---- RECORDED DATA
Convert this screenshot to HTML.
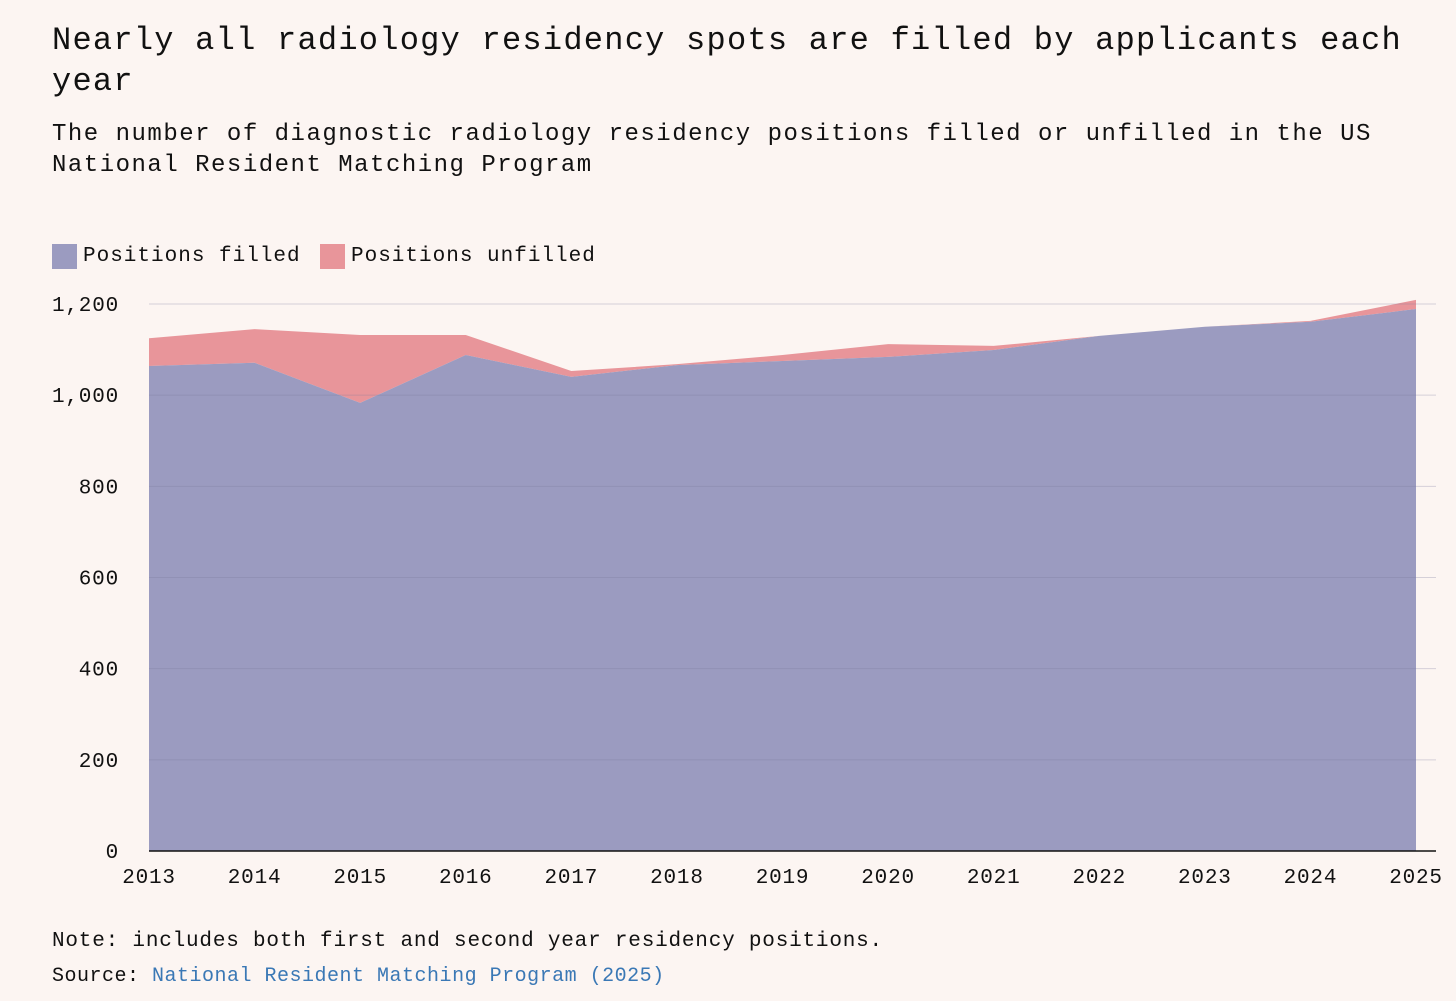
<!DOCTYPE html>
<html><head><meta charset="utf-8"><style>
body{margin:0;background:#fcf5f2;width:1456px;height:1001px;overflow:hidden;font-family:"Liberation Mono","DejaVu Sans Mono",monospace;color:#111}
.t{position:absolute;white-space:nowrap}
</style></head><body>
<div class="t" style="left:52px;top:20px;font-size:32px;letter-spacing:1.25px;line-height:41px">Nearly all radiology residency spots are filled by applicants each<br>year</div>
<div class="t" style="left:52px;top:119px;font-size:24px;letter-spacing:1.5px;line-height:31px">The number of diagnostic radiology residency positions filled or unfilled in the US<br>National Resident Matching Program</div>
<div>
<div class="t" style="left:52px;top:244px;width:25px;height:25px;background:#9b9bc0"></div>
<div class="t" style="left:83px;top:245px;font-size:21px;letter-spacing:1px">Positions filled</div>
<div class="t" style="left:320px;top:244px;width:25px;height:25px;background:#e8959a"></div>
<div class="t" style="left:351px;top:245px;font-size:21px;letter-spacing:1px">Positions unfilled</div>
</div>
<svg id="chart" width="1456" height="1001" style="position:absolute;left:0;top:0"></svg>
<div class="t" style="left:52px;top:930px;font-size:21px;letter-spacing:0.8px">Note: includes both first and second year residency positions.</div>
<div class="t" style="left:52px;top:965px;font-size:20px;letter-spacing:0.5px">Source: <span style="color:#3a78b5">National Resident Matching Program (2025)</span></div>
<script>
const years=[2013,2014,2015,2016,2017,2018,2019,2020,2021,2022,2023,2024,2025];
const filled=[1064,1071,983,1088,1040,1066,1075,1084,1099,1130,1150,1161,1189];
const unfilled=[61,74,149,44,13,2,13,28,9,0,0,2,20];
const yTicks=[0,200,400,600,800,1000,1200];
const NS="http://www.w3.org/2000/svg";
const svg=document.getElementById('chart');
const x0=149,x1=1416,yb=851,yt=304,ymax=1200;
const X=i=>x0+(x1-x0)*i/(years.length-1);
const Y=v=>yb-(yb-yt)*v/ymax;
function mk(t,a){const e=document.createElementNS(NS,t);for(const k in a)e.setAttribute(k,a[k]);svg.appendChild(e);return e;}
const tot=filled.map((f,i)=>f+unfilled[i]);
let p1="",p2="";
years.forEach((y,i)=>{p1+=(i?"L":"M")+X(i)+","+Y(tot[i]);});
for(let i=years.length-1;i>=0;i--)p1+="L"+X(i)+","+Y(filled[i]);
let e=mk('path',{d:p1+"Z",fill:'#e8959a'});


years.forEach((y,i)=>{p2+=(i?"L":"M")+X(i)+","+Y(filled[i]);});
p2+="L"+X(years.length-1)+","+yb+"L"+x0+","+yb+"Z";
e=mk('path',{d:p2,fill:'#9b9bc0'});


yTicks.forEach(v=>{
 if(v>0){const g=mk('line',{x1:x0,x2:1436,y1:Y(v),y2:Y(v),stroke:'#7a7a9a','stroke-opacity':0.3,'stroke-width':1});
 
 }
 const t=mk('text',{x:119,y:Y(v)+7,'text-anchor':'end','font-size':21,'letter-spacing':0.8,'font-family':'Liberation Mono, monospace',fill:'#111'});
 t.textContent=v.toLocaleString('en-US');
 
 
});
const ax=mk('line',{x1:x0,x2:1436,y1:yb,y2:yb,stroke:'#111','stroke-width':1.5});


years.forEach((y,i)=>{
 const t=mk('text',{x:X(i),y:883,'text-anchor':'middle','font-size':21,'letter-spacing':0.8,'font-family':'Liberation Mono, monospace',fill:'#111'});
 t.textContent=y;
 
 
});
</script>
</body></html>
--------
WORK TO DO> Exclude the images and reproduce the remaining data exactly.

ANSWER TO THIS PROBLEM>
Convert this screenshot to HTML.
<!DOCTYPE html>
<html><head><meta charset="utf-8"><style>
body{margin:0;background:#fcf5f2;width:1456px;height:1001px;overflow:hidden;font-family:"Liberation Mono","DejaVu Sans Mono",monospace;color:#111}
.t{position:absolute;white-space:nowrap}
</style></head><body>
<div class="t" style="left:52px;top:20px;font-size:32px;letter-spacing:1.25px;line-height:41px">Nearly all radiology residency spots are filled by applicants each<br>year</div>
<div class="t" style="left:52px;top:119px;font-size:24px;letter-spacing:1.5px;line-height:31px">The number of diagnostic radiology residency positions filled or unfilled in the US<br>National Resident Matching Program</div>
<div>
<div class="t" style="left:52px;top:244px;width:25px;height:25px;background:#9b9bc0"></div>
<div class="t" style="left:83px;top:245px;font-size:21px;letter-spacing:1px">Positions filled</div>
<div class="t" style="left:320px;top:244px;width:25px;height:25px;background:#e8959a"></div>
<div class="t" style="left:351px;top:245px;font-size:21px;letter-spacing:1px">Positions unfilled</div>
</div>
<svg id="chart" width="1456" height="1001" style="position:absolute;left:0;top:0"></svg>
<div class="t" style="left:52px;top:930px;font-size:21px;letter-spacing:0.8px">Note: includes both first and second year residency positions.</div>
<div class="t" style="left:52px;top:965px;font-size:20px;letter-spacing:0.5px">Source: <span style="color:#3a78b5">National Resident Matching Program (2025)</span></div>
<script>
const years=[2013,2014,2015,2016,2017,2018,2019,2020,2021,2022,2023,2024,2025];
const filled=[1064,1071,983,1088,1040,1066,1075,1084,1099,1130,1150,1161,1189];
const unfilled=[61,74,149,44,13,2,13,28,9,0,0,2,20];
const yTicks=[0,200,400,600,800,1000,1200];
const NS="http://www.w3.org/2000/svg";
const svg=document.getElementById('chart');
const x0=149,x1=1416,yb=851,yt=304,ymax=1200;
const X=i=>x0+(x1-x0)*i/(years.length-1);
const Y=v=>yb-(yb-yt)*v/ymax;
function mk(t,a){const e=document.createElementNS(NS,t);for(const k in a)e.setAttribute(k,a[k]);svg.appendChild(e);return e;}
const tot=filled.map((f,i)=>f+unfilled[i]);
let p1="",p2="";
years.forEach((y,i)=>{p1+=(i?"L":"M")+X(i)+","+Y(tot[i]);});
for(let i=years.length-1;i>=0;i--)p1+="L"+X(i)+","+Y(filled[i]);
let e=mk('path',{d:p1+"Z",fill:'#e8959a'});


years.forEach((y,i)=>{p2+=(i?"L":"M")+X(i)+","+Y(filled[i]);});
p2+="L"+X(years.length-1)+","+yb+"L"+x0+","+yb+"Z";
e=mk('path',{d:p2,fill:'#9b9bc0'});


yTicks.forEach(v=>{
 if(v>0){const g=mk('line',{x1:x0,x2:1436,y1:Y(v),y2:Y(v),stroke:'#7a7a9a','stroke-opacity':0.3,'stroke-width':1});
 
 }
 const t=mk('text',{x:119,y:Y(v)+7,'text-anchor':'end','font-size':21,'letter-spacing':0.8,'font-family':'Liberation Mono, monospace',fill:'#111'});
 t.textContent=v.toLocaleString('en-US');
 
 
});
const ax=mk('line',{x1:x0,x2:1436,y1:yb,y2:yb,stroke:'#111','stroke-width':1.5});


years.forEach((y,i)=>{
 const t=mk('text',{x:X(i),y:883,'text-anchor':'middle','font-size':21,'letter-spacing':0.8,'font-family':'Liberation Mono, monospace',fill:'#111'});
 t.textContent=y;
 
 
});
</script>
</body></html>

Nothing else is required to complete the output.